Of course, one of the things people have long seemed to want is a stable state that can ensure a basic level of order. That usually involves imposing some minimal rules. But there's a danger of the state overstepping its bounds, like a clumsy Gulliver, keen to help, who ends up squashing whole footprints of Lilliputians. The trouble is precisely that he's too big, and too far away, to see what the the smaller people are up to, or to hear everything they are trying to say to him.

There are obviously only two solutions: Gulliver knows his place, or he's replaced by a more nimble giant composed entirely of Lilliputians, a millions-strong Megazord. This is something we will come back to. In the meantime, a well-meaning Gulliver is stalking the earth - lovingly and crushingly.









Friday, 22 May 2020

Why is chess stressful (but the Eucharist is not)?


Despite its image as a sleepy past-time, chess can be stressful. Players' heart-rates rise and fall dramatically during games. Top grandmasters can expend thousands of calories during tournaments, shedding alarming amounts of weight as a result. Players have even died of heart failure in the middle of competitive matches, crushed by the pressure they were putting on their system.

What makes this sedentary pursuit so stressful? Two things. One is the presence uncertainty and of threats - to your position, to your King, and ultimately to your pride - something which is bound to activate our hard-wired 'fight or flight' response and everything it brings in its train (like an increased heart-rate). The other is the need to make decisions.

Decision-making is, of course, the stuff of life. And it's exhausting - in a way that has now been tracked, measured, and given a label: 'decision fatigue.' The more decisions you make, the more tired the 'executive' parts of your brain get, and the worse you get at decision-making. It's why even top top chess players can make embarrassing blunders near the end of grueling matches. It's also why busy executives have taken steps to reduce the number of decisions they make in a day. President Obama had a chef decide his food for him. Steve Jobs always wore the same clothes.

If we find uncertainty and threats - and the related need to decide how to react to them - unpleasant, it should be no surprise that we also find environments in which we don't have to deal with these things more amenable. This is what a lot of rituals and religious practices do: they set up a programme of repetitive movements or phrases, repeated over time, which are almost completely predictable. That predictability removes any uncertainty. It removes any threats. And it removes the need for us to make, or take, any decisions.

The problem is, we actually like making decisions. More precisely, though we don't always enjoy the actual experience of having to make our minds up, especially when there's a lot at stake, we like being able to make decisions for ourselves, especially when there's a lot at stake.
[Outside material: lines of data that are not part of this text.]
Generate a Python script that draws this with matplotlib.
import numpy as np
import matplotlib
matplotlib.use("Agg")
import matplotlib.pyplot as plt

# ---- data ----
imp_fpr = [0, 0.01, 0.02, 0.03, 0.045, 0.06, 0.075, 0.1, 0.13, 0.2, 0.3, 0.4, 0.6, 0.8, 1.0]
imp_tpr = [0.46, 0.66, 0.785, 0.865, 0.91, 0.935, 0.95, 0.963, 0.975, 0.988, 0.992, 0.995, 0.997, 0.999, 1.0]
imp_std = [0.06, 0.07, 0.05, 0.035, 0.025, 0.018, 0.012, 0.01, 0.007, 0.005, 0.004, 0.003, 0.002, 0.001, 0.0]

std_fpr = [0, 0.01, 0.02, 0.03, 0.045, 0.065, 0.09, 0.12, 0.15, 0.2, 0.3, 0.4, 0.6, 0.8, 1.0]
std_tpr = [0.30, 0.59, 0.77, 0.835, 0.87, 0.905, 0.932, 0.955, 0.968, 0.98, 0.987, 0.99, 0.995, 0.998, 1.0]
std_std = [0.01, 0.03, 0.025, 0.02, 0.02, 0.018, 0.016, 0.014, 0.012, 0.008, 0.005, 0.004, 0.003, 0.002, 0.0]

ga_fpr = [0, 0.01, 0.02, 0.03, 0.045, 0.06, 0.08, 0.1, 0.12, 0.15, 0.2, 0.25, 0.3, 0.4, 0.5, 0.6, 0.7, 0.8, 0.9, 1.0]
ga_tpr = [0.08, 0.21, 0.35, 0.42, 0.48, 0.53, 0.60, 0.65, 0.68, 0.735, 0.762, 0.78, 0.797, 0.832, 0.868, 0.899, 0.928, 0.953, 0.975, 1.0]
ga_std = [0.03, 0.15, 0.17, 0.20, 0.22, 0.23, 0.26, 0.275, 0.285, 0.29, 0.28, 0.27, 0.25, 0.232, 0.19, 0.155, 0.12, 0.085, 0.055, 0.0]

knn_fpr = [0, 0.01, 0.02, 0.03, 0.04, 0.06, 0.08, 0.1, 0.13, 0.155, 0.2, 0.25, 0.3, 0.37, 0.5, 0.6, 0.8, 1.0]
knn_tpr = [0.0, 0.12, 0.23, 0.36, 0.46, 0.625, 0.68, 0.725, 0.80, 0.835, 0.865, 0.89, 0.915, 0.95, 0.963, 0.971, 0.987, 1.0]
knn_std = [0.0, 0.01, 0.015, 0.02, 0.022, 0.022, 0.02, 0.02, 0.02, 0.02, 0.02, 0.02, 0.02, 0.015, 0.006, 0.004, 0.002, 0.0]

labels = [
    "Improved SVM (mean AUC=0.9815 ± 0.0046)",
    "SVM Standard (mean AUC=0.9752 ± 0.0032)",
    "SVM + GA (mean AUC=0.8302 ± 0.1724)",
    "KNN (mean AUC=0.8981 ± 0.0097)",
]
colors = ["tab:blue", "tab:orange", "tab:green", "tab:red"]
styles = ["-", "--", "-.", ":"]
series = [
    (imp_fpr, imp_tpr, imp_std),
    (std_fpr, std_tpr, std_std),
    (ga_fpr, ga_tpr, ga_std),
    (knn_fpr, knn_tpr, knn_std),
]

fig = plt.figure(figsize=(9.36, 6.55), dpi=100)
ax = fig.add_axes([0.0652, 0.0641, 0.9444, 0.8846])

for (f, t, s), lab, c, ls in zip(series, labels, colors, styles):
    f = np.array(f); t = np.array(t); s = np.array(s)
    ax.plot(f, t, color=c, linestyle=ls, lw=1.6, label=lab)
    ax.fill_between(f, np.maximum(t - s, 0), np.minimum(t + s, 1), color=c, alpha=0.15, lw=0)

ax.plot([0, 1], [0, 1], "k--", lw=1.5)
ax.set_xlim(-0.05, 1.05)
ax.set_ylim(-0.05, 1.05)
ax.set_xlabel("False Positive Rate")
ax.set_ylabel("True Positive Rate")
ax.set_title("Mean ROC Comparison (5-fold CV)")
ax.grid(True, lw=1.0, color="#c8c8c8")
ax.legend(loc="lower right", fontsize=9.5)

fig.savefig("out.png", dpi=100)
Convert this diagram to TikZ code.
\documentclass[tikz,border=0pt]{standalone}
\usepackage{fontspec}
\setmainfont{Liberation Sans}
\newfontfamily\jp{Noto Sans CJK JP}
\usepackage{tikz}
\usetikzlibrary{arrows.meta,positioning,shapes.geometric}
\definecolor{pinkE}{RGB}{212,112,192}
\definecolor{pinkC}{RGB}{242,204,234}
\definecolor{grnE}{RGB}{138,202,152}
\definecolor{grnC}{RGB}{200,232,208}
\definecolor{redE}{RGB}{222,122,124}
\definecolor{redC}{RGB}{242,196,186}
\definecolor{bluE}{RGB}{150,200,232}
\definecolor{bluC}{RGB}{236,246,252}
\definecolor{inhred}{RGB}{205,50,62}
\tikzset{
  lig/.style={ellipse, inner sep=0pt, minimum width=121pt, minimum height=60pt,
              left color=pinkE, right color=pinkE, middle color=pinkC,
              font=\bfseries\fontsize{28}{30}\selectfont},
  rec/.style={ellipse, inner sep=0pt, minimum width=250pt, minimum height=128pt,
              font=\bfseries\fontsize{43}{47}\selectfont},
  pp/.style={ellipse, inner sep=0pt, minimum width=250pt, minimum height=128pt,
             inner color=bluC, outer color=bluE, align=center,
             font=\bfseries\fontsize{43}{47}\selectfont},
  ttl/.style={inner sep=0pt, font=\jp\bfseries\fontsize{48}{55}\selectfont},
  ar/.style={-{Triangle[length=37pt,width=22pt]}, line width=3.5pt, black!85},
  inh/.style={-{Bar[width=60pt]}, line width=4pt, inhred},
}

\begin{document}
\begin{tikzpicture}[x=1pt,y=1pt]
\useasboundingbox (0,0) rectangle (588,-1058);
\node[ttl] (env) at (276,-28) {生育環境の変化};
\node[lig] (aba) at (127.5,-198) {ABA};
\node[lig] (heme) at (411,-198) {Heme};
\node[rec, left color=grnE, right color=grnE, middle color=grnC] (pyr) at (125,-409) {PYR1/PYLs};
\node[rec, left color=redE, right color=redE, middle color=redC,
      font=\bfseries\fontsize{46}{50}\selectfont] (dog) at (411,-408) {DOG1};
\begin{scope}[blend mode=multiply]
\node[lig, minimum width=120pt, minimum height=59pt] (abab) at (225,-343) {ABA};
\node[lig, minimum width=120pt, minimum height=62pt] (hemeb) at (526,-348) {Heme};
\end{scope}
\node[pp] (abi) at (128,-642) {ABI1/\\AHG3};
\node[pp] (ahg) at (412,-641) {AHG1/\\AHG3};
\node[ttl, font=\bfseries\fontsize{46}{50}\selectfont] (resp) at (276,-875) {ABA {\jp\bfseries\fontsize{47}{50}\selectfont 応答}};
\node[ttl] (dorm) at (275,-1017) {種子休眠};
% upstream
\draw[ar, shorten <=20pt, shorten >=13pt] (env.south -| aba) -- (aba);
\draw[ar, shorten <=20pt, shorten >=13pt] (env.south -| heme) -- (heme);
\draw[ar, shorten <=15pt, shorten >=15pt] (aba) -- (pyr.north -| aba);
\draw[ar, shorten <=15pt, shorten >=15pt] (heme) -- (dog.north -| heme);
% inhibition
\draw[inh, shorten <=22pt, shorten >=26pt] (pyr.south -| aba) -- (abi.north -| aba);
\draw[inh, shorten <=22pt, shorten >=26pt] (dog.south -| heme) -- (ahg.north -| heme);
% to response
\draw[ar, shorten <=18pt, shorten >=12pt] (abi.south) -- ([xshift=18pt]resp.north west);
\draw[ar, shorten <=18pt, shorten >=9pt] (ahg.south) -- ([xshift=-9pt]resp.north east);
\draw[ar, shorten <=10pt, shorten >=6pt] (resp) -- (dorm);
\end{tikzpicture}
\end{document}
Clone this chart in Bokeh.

That's basically what autonomy or freedom is, something people often want to defend, even to the point of extreme hardship or death.

This, then, is what makes chess stressful and the Eucharist not. One presents us with threats (even if of a purely intellectual kind) and forces to make a series of difficult decisions quickly. The other temporarily suspends our decision-making, banishes all threats, does away with uncertainty. The philosopher Schopenhauer thought that this is also why we enjoy music. Listening to a sequence of notes, in fact, involves even less activity on our part. It is, in a sense, pure ritual.

But it also involves a suspension of our agency. And agency or autonomy, as we've seen, is also something we want. It's crucial, then, to find a balance between activities that allow us to rest by putting our agency in cold-storage, and those that force us to do things in the world - stressful as that is. And it might be crucial not just for individuals, but also for societies.

That's not just because both things are good, but because in this as in other contexts, rest, besides being pleasant in itself, improves and freshens action, and action, in the final analysis, is what life is made of. Occasionally surrendering our freedom - if only in specific, tightly-constrained ways - might allow us to defend and exercise it all the more energetically.